Scripture: lectionary 435. I Cor. 4:1-5. Psalm 37:3-4.5-6.27-28.39-40. Luke 5:33-39:

Friday's Readings

Jesus and his disciples are criticized because they are not fasting and attending prayer in the synagogue as do the disciples of the Pharisees and John the Baptist. Jesus listens to their complaint and explains clearly why his disciples do not fast and pray at the regular times that others do. He uses the analogy of a wedding feast where the bridegroom, the bride and the guests are there for celebrating not fasting or prayer. When the bridegroom is present there is not to be any fasting.

Jesus applies this to what he and his disciples are called to do while he is with them teaching and preaching the plan and will of God for all who are willing to listen. His active ministry is a form of prayer and rejoicing; they are to do what he does with great joy and enthusiasm.

We know the full story of Jesus. He is anticipating the mission he has from his Father and doing God’s will with joy.
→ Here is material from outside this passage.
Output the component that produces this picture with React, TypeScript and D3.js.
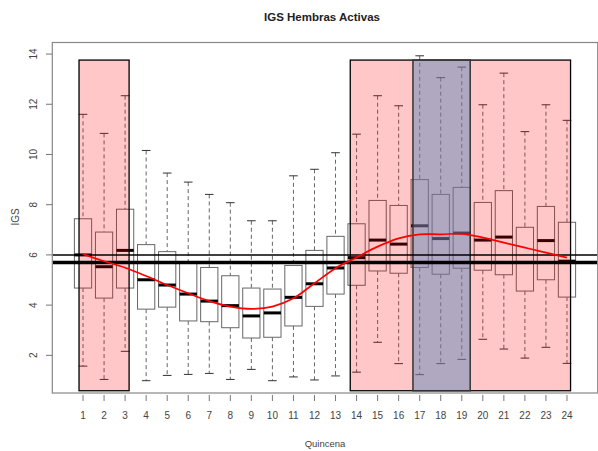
import * as d3 from "d3";

// quincena labels and box statistics
const quincenas = [1, 2, 3, 4, 5, 6, 7, 8, 9, 10, 11, 12, 13, 14, 15, 16, 17, 18, 19, 20, 21, 22, 23, 24];
const upperWhisker = [11.6, 10.84, 12.34, 10.16, 9.26, 8.9, 8.41, 8.08, 7.36, 7.36, 9.15, 9.41, 10.07, 10.81, 12.34, 11.94, 13.93, 13.06, 13.48, 11.98, 13.24, 10.91, 11.98, 11.36];
const q3 = [7.44, 6.91, 7.82, 6.41, 6.13, 5.66, 5.5, 5.17, 4.68, 4.64, 5.58, 6.18, 6.74, 7.24, 8.17, 7.97, 9.0, 8.41, 8.69, 8.09, 8.56, 7.1, 7.93, 7.3];
const medians = [6.0, 5.53, 6.18, 5.01, 4.8, 4.44, 4.16, 3.98, 3.57, 3.69, 4.31, 4.85, 5.48, 5.89, 6.59, 6.43, 7.16, 6.65, 6.87, 6.59, 6.71, 5.7, 6.57, 5.75];
const q1 = [4.68, 4.28, 4.68, 3.84, 3.92, 3.37, 3.34, 3.1, 2.69, 2.72, 3.17, 3.95, 4.44, 4.79, 5.36, 5.27, 5.5, 5.23, 5.47, 5.39, 5.21, 4.56, 5.01, 4.32];
const lowerWhisker = [1.57, 1.04, 2.16, 0.99, 1.2, 1.24, 1.28, 1.04, 1.44, 0.99, 1.14, 1.02, 1.18, 1.33, 2.52, 1.67, 1.23, 1.67, 1.84, 2.64, 2.25, 1.89, 2.32, 1.68];
// fitted trend (red curve)
const trend = [6.03, 5.75, 5.49, 5.16, 4.8, 4.47, 4.16, 3.94, 3.85, 3.94, 4.27, 4.87, 5.47, 5.9, 6.33, 6.66, 6.82, 6.82, 6.84, 6.69, 6.49, 6.29, 6.09, 5.89];
const yTicks = [2, 4, 6, 8, 10, 12, 14];
// shaded periods
const pinkStart = [0.81, 13.7];
const pinkEnd = [3.19, 24.17];
const purpleStart = [16.68];
const purpleEnd = [19.4];
const bandLow = 0.59;
const bandHigh = 13.76;
// reference lines
const refLines = [6.0, 5.7];
const refWidths = [1.5, 3.5];

export default function App() {
  const W = 598;
  const H = 451;
  const x = d3.scaleLinear().domain([-0.46, 25.46]).range([52.3, 597.7]);
  const y = d3.scaleLinear().domain([0.5, 14.46]).range([393, 42.5]);
  const bw = (x(1) - x(0)) * 0.82;
  const sw = bw * 0.5;

  const line = d3
    .line<number>()
    .x((_, i) => x(quincenas[i]))
    .y((d) => y(d))
    .curve(d3.curveCatmullRom);

  const font = "'Liberation Sans', Arial, sans-serif";
  const txt = "#444";

  return (
    <svg
      width={W}
      height={H}
      style={{ position: "absolute", left: 0, top: 0, background: "#fff" }}
    >
      <defs>
        <clipPath id="plot">
          <rect x={x(-0.46)} y={y(14.46)} width={x(25.46) - x(-0.46)} height={y(0.5) - y(14.46)} />
        </clipPath>
      </defs>

      {/* boxplots */}
      {quincenas.map((q, i) => (
        <g key={q}>
          <line x1={x(q)} x2={x(q)} y1={y(upperWhisker[i])} y2={y(q3[i])} stroke="#666" strokeDasharray="4,3" />
          <line x1={x(q)} x2={x(q)} y1={y(q1[i])} y2={y(lowerWhisker[i])} stroke="#666" strokeDasharray="4,3" />
          <line x1={x(q) - sw / 2} x2={x(q) + sw / 2} y1={y(upperWhisker[i])} y2={y(upperWhisker[i])} stroke="#333" />
          <line x1={x(q) - sw / 2} x2={x(q) + sw / 2} y1={y(lowerWhisker[i])} y2={y(lowerWhisker[i])} stroke="#333" />
          <rect x={x(q) - bw / 2} y={y(q3[i])} width={bw} height={y(q1[i]) - y(q3[i])} fill="#fff" stroke="#666" />
          <line x1={x(q) - bw / 2} x2={x(q) + bw / 2} y1={y(medians[i])} y2={y(medians[i])} stroke="#000" strokeWidth={3} />
        </g>
      ))}

      {/* shaded periods */}
      {pinkStart.map((s, i) => (
        <rect
          key={"p" + i}
          x={x(s)}
          y={y(bandHigh)}
          width={x(pinkEnd[i]) - x(s)}
          height={y(bandLow) - y(bandHigh)}
          fill="rgba(255,0,0,0.22)"
          stroke="#000"
          strokeWidth={1.3}
        />
      ))}
      {purpleStart.map((s, i) => (
        <rect
          key={"u" + i}
          x={x(s)}
          y={y(bandHigh)}
          width={x(purpleEnd[i]) - x(s)}
          height={y(bandLow) - y(bandHigh)}
          fill="rgba(97,137,185,0.5)"
          stroke="#333"
          strokeWidth={1.5}
        />
      ))}

      {/* reference lines */}
      <g clipPath="url(#plot)">
        {refLines.map((v, i) => (
          <line key={v} x1={x(-0.46)} x2={x(25.46)} y1={y(v)} y2={y(v)} stroke="#000" strokeWidth={refWidths[i]} />
        ))}
      </g>

      {/* trend */}
      <path d={line(trend) ?? ""} fill="none" stroke="#ff0000" strokeWidth={1.7} />

      {/* frame */}
      <rect
        x={x(-0.46)}
        y={y(14.46)}
        width={x(25.46) - x(-0.46)}
        height={y(0.5) - y(14.46)}
        fill="none"
        stroke="#888"
        strokeWidth={1.2}
      />

      {/* x axis */}
      {quincenas.map((q) => (
        <g key={"xt" + q}>
          <line x1={x(q)} x2={x(q)} y1={395} y2={401} stroke="#777" />
          <text x={x(q)} y={419} textAnchor="middle" fontFamily={font} fontSize={10} fill={txt}>
            {q}
          </text>
        </g>
      ))}

      {/* y axis */}
      {yTicks.map((t) => (
        <g key={"yt" + t}>
          <line x1={46} x2={52} y1={y(t)} y2={y(t)} stroke="#777" />
          <text
            transform={`translate(37,${y(t)}) rotate(-90)`}
            textAnchor="middle"
            fontFamily={font}
            fontSize={10}
            fill={txt}
          >
            {t}
          </text>
        </g>
      ))}

      <text x={322} y={21} textAnchor="middle" fontFamily={font} fontSize={11.5} fontWeight="bold" fill="#222">
        IGS Hembras Activas
      </text>
      <text x={325} y={447} textAnchor="middle" fontFamily={font} fontSize={9.5} fill={txt}>
        Quincena
      </text>
      <text
        transform={`translate(19,217) rotate(-90)`}
        textAnchor="middle"
        fontFamily={font}
        fontSize={10}
        fill={txt}
      >
        IGS
      </text>
    </svg>
  );
}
Good Friday will come soon enough and then his disciples will mourn, fast, and pray.

Fasting will then be the correct way of mourning the loss of the bridegroom. But now the feast is ready, and the wines are prepared in skins that will keep the best wine; not new skins lest the wine be spoiled or spilled. Garments are patched with the same type of cloth not with patches that will separate and tear the clothing used during a wedding.

Jesus has strengthened his answer to the religious leaders by drawing on images from ordinary everyday life that makes sense during special times of celebrating. A marriage feast is an ideal time for such rejoicing and refraining from fasting. We have to also celebrate the presence of Jesus during different season of the liturgy with new ways and new readings that are appropriate for Lent, Advent, Easter, etc.

The Presence of Jesus is central to these times of both joy or prayer or fasting. The bridegroom is there for us to enjoy as a friend and companion in what we do in good times and rough times.

St. Paul also teaches us that the Lord is the one who will judge us on what we do as appropriate for the respect we have for the presence of the Lord. God brings to light what is hidden in darkness and manifests the intentions of our hearts. We are learning wholesome wisdom from both Paul and Jesus in the readings for this day. Amen.